Las Luces del Apagón

La noche en que España se quedó sin luz no fue simplemente una falla eléctrica. Fue un símbolo. Un mensaje sin palabras, un corte que interrumpió más que cables: cortó la rutina, la velocidad, el ruido digital. Por unas horas, las ciudades se transformaron en algo primitivo, esencial, profundamente humano. Y en medio del caos y la incertidumbre, algo despertó.

Durante los primeros minutos del apagón, lo que reinó fue la confusión. ¿Qué había pasado? ¿Un colapso del sistema? ¿Un atentado? ¿Un fallo global? ¿Un ataque cibernético? ¿Trump? ¿Los extraterrestres? ¿Los Simpson? La incertidumbre —esa incomodidad que evitamos con notificaciones, mapas y titulares— se hizo dueña de la noche. Sin Wi-Fi, sin cobertura, sin respuestas rápidas, lo único posible era estar presentes. Esperar. Sentir.

Pero en esa falta de información, emergieron certezas que no dependen de algoritmos: la certeza de que no estamos solos, de que una vela compartida es más que una solución práctica, es un gesto de comunidad. “En medio del invierno, aprendí por fin que había en mí un verano invencible”, escribió Albert Camus. En medio del apagón, también nosotros descubrimos una luz que no dependía de la red eléctrica.

No fue una noche calmada. Las calles sin semáforos eran un desorden de bocinas, frenazos y faros cruzados. Ascensores detenidos, trenes varados, alarmas sonando sin sentido, supermercados a oscuras, mucha preocupación. Pero en ese caos, ocurrió algo hermoso: las personas empezaron a mirarse. A preguntarse si necesitaban ayuda. A subir escaleras con linternas prestadas. A llamar —con voz, no con texto— a sus seres queridos para asegurarse de que estaban bien.

Nos preocupamos del otro. El apagón reveló que la empatía no necesita enchufe. Y que la verdadera red que nos sostiene no es la de datos, sino la humana: vecinos que se ayudan, desconocidos que comparten, jóvenes que asisten a ancianos. Fue como si la oscuridad hiciera visible un tejido que siempre estuvo ahí, pero que a veces olvidamos tocar.

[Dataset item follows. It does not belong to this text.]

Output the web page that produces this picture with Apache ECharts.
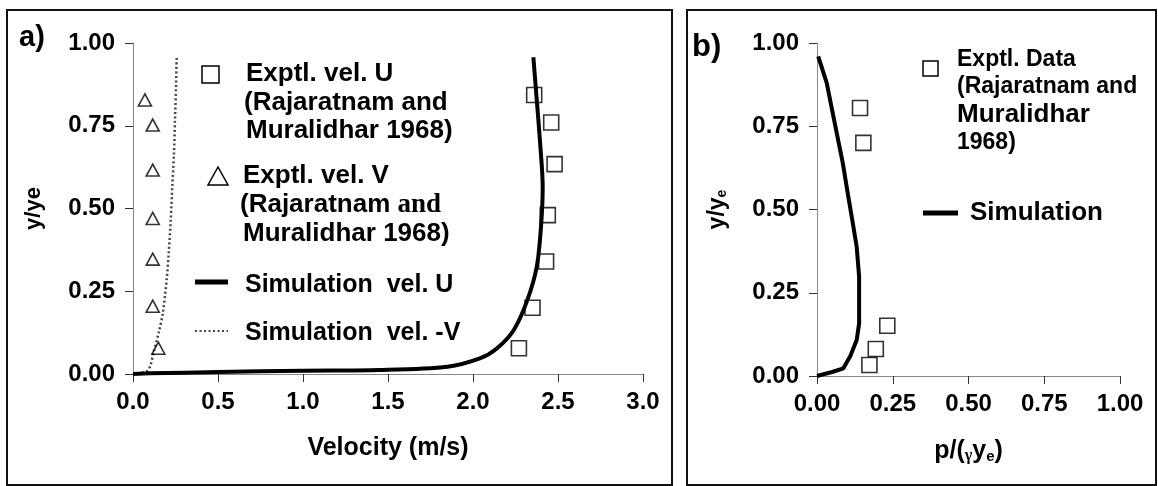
<!DOCTYPE html>
<html>
<head>
<meta charset="utf-8">
<script src="https://cdn.jsdelivr.net/npm/echarts@6/dist/echarts.min.js"></script>
<style>
html,body{margin:0;padding:0;background:#fff;}
#c{width:1158px;height:486px;}
</style>
</head>
<body>
<div id="c"></div>
<script>
// ---- Panel a) data ----
const velTicks = [0, 0.5, 1.0, 1.5, 2.0, 2.5, 3.0];
const yTicks = [0, 0.25, 0.5, 0.75, 1.0];
const uExpVel = [2.27, 2.35, 2.43, 2.44, 2.48, 2.46, 2.36];
const uExpY   = [0.078, 0.20, 0.34, 0.48, 0.634, 0.76, 0.843];
const vExpVel = [0.149, 0.116, 0.116, 0.116, 0.116, 0.116, 0.07];
const vExpY   = [0.078, 0.205, 0.347, 0.47, 0.616, 0.752, 0.828];
const uSimVel = [0, 0.1, 0.5, 1.0, 1.45, 1.85, 2.04, 2.14, 2.24, 2.32, 2.375, 2.40, 2.41, 2.395, 2.375, 2.355];
const uSimY   = [0, 0.002, 0.006, 0.010, 0.012, 0.022, 0.047, 0.077, 0.133, 0.224, 0.324, 0.445, 0.566, 0.697, 0.828, 0.957];
const vSimVel = [0, 0.08, 0.10, 0.12, 0.155, 0.175, 0.198, 0.21, 0.222, 0.231, 0.241, 0.247, 0.253, 0.257];
const vSimY   = [0, 0.008, 0.022, 0.062, 0.133, 0.183, 0.284, 0.365, 0.465, 0.566, 0.667, 0.767, 0.868, 0.958];
// ---- Panel b) data ----
const pTicks = [0, 0.25, 0.5, 0.75, 1.0];
const pExpX = [0.173, 0.194, 0.232, 0.153, 0.142];
const pExpY = [0.033, 0.081, 0.151, 0.70, 0.805];
const pSimX = [0, 0.05, 0.087, 0.11, 0.131, 0.139, 0.139, 0.131, 0.118, 0.103, 0.085, 0.065, 0.032, 0.004];
const pSimY = [0, 0.012, 0.023, 0.06, 0.108, 0.158, 0.298, 0.388, 0.46, 0.54, 0.64, 0.73, 0.88, 0.96];

const zip = (a, b) => a.map((v, i) => [v, b[i]]);
const FF = '"Liberation Sans", Arial, sans-serif';
const SERIF = '"Liberation Serif", "Times New Roman", serif';

const chart = echarts.init(document.getElementById('c'), null, {renderer: 'canvas'});

const LBL = {color: '#000', fontFamily: FF, fontWeight: 'bold', fontSize: 24};

function axisCommon(extra) {
  return Object.assign({
    type: 'value',
    splitLine: {show: false},
    axisLine: {show: true, lineStyle: {color: '#888', width: 1}},
    axisTick: {show: true, inside: false, length: 8, lineStyle: {color: '#333', width: 1}},
    nameTextStyle: {color: '#000', fontFamily: FF, fontWeight: 'bold', fontSize: 25}
  }, extra);
}

const tx = (x, y, text, size) => ({
  type: 'text', x: x, y: y,
  style: {text: text, fill: '#000', font: 'bold ' + size + 'px ' + FF, textVerticalAlign: 'middle'}
});

const option = {
  animation: false,
  backgroundColor: '#fff',
  grid: [
    {left: 133, top: 43, width: 510, height: 331},
    {left: 817, top: 43, width: 303, height: 333}
  ],
  xAxis: [
    axisCommon({gridIndex: 0, min: velTicks[0], max: velTicks[velTicks.length - 1], interval: 0.5,
      axisLabel: Object.assign({margin: 16, formatter: v => v.toFixed(1)}, LBL),
      name: 'Velocity (m/s)', nameLocation: 'middle', nameGap: 62}),
    axisCommon({gridIndex: 1, min: pTicks[0], max: pTicks[pTicks.length - 1], interval: 0.25,
      axisLabel: Object.assign({margin: 16, formatter: v => v.toFixed(2)}, LBL),
      name: '{n|p/(}{g|γ}{n|y}{s|e}{n|)}', nameLocation: 'middle', nameGap: 58,
      nameTextStyle: {rich: {
        n: {fontFamily: FF, fontWeight: 'bold', fontSize: 25, color: '#000', verticalAlign: 'bottom', lineHeight: 30},
        g: {fontFamily: SERIF, fontWeight: 'bold', fontSize: 16, color: '#000', verticalAlign: 'bottom', lineHeight: 22},
        s: {fontFamily: FF, fontWeight: 'bold', fontSize: 15, color: '#000', verticalAlign: 'bottom', lineHeight: 20}
      }}})
  ],
  yAxis: [
    axisCommon({gridIndex: 0, min: yTicks[0], max: yTicks[yTicks.length - 1], interval: 0.25,
      axisLabel: Object.assign({margin: 18, formatter: v => v.toFixed(2)}, LBL),
      name: 'y/ye', nameLocation: 'middle', nameGap: 88, nameRotate: 90,
      nameTextStyle: {color: '#000', fontFamily: FF, fontWeight: 'bold', fontSize: 22}}),
    axisCommon({gridIndex: 1, min: pTicks[0], max: pTicks[pTicks.length - 1], interval: 0.25,
      axisLabel: Object.assign({margin: 18, formatter: v => v.toFixed(2)}, LBL),
      name: '{n|y/y}{s|e}', nameLocation: 'middle', nameGap: 88, nameRotate: 90,
      nameTextStyle: {rich: {
        n: {fontFamily: FF, fontWeight: 'bold', fontSize: 23, color: '#000', verticalAlign: 'bottom', lineHeight: 30},
        s: {fontFamily: FF, fontWeight: 'bold', fontSize: 14, color: '#000', verticalAlign: 'bottom', lineHeight: 22}
      }}})
  ],
  series: [
    {name: 'Simulation vel. -V', type: 'line', xAxisIndex: 0, yAxisIndex: 0, data: zip(vSimVel, vSimY),
      showSymbol: false, smooth: 0.3, lineStyle: {color: '#444', width: 2.5, type: [2, 2.5]}, z: 2},
    {name: 'Simulation vel. U', type: 'line', xAxisIndex: 0, yAxisIndex: 0, data: zip(uSimVel, uSimY),
      showSymbol: false, smooth: 0.3, lineStyle: {color: '#000', width: 4}, z: 3},
    {name: 'Exptl. vel. U', type: 'scatter', xAxisIndex: 0, yAxisIndex: 0, data: zip(uExpVel, uExpY),
      symbol: 'rect', symbolSize: 15, itemStyle: {color: 'rgba(0,0,0,0)', borderColor: '#000', borderWidth: 1.6}, z: 4},
    {name: 'Exptl. vel. V', type: 'scatter', xAxisIndex: 0, yAxisIndex: 0, data: zip(vExpVel, vExpY),
      symbol: 'triangle', symbolSize: [13, 12], itemStyle: {color: 'rgba(0,0,0,0)', borderColor: '#000', borderWidth: 1.6}, z: 4},
    {name: 'Simulation', type: 'line', xAxisIndex: 1, yAxisIndex: 1, data: zip(pSimX, pSimY),
      showSymbol: false, smooth: false, lineStyle: {color: '#000', width: 4}, z: 3},
    {name: 'Exptl. Data', type: 'scatter', xAxisIndex: 1, yAxisIndex: 1, data: zip(pExpX, pExpY),
      symbol: 'rect', symbolSize: 15, itemStyle: {color: 'rgba(0,0,0,0)', borderColor: '#000', borderWidth: 1.6}, z: 4}
  ],
  graphic: [
    // panel boxes
    {type: 'rect', shape: {x: 7, y: 10, width: 665, height: 475}, style: {fill: 'none', stroke: '#111', lineWidth: 2}},
    {type: 'rect', shape: {x: 687, y: 10, width: 469, height: 475}, style: {fill: 'none', stroke: '#111', lineWidth: 2}},
    // panel labels
    tx(19, 38, 'a)', 29),
    tx(692, 47, 'b)', 31),
    // legend a)
    {type: 'rect', shape: {x: 202, y: 66, width: 17, height: 17}, style: {fill: 'none', stroke: '#000', lineWidth: 1.5}},
    tx(246, 74, 'Exptl. vel. U', 26),
    tx(244, 103, '(Rajaratnam and', 26),
    tx(246, 131, 'Muralidhar 1968)', 26),
    {type: 'polygon', shape: {points: [[218, 167], [208, 185], [228, 185]]}, style: {fill: 'none', stroke: '#000', lineWidth: 1.5}},
    tx(243, 176, 'Exptl. vel. V', 26),
    {type: 'text', x: 240, y: 205, style: {
      text: '{a|(Rajaratnam }{b|and}', textVerticalAlign: 'middle',
      rich: {a: {font: 'bold 26px ' + FF, fill: '#000'}, b: {font: 'bold 27px ' + SERIF, fill: '#000'}}}},
    tx(243, 234, 'Muralidhar 1968)', 26),
    {type: 'line', shape: {x1: 195, y1: 282, x2: 228, y2: 282}, style: {stroke: '#000', lineWidth: 5}},
    tx(245, 285, 'Simulation  vel. U', 25),
    {type: 'line', shape: {x1: 195, y1: 331, x2: 228, y2: 331}, style: {stroke: '#444', lineWidth: 2, lineDash: [2, 2.5]}},
    tx(245, 333, 'Simulation  vel. -V', 25),
    // legend b)
    {type: 'rect', shape: {x: 923, y: 61, width: 15, height: 15}, style: {fill: 'none', stroke: '#000', lineWidth: 1.5}},
    tx(957, 60, 'Exptl. Data', 23),
    tx(957, 87, '(Rajaratnam and', 23),
    tx(957, 115, 'Muralidhar', 26),
    tx(957, 143, '1968)', 23),
    {type: 'line', shape: {x1: 923, y1: 213, x2: 958, y2: 213}, style: {stroke: '#000', lineWidth: 5}},
    tx(970, 213, 'Simulation', 26)
  ]
};
chart.setOption(option);
</script>
</body>
</html>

El apagón fue un reset. Una interrupción que nos obligó a mirar dentro. ¿Qué queda cuando todo lo exterior se detiene? Queda el silencio, y con él, la posibilidad de escuchar lo que no se oye con ruido de fondo. “Hay una grieta en todo, así es como entra la luz”, escribió Leonard Cohen. Esta grieta temporal fue suficiente para dejarnos ver que la vida no está hecha solo de eficiencia, sino de vínculos.

Nos dimos cuenta de lo frágiles que somos sin tecnología, pero también de lo fuertes que podemos ser cuando nos cuidamos mutuamente. Lo esencial —el afecto, la presencia, la solidaridad— no se fue con la luz. Al contrario, se encendió.

Fue imposible no pensar en otras generaciones. En las de antes, las que vivieron sin electricidad, sin pantallas, con la calle como patio y la conversación como entretenimiento. Esa noche, las grandes ciudades se parecieron a un pueblo. A una infancia. A una historia antigua que, por unas horas, volvió a contarse.

Nos recordamos humanos. Y eso, en un mundo automatizado, no es poca cosa.

Cuando vuelve la luz, ¿qué elegimos iluminar?

Ya todo volvió a la normalidad o al menos eso parece, aunque quedan muchas interrogantes. Pero la pregunta que flota es: ¿realmente queremos regresar al mismo ritmo, al mismo descuido? ¿O podemos llevarnos algo de esa noche? Una nueva forma de mirar, de agradecer, de estar.

Porque al final, no fue solo España quien se apagó,  el mundo también lo vivió. Y también fuimos nosotros quienes, en medio de la incertidumbre, el caos y la oscuridad, volvimos a encender lo que realmente importa.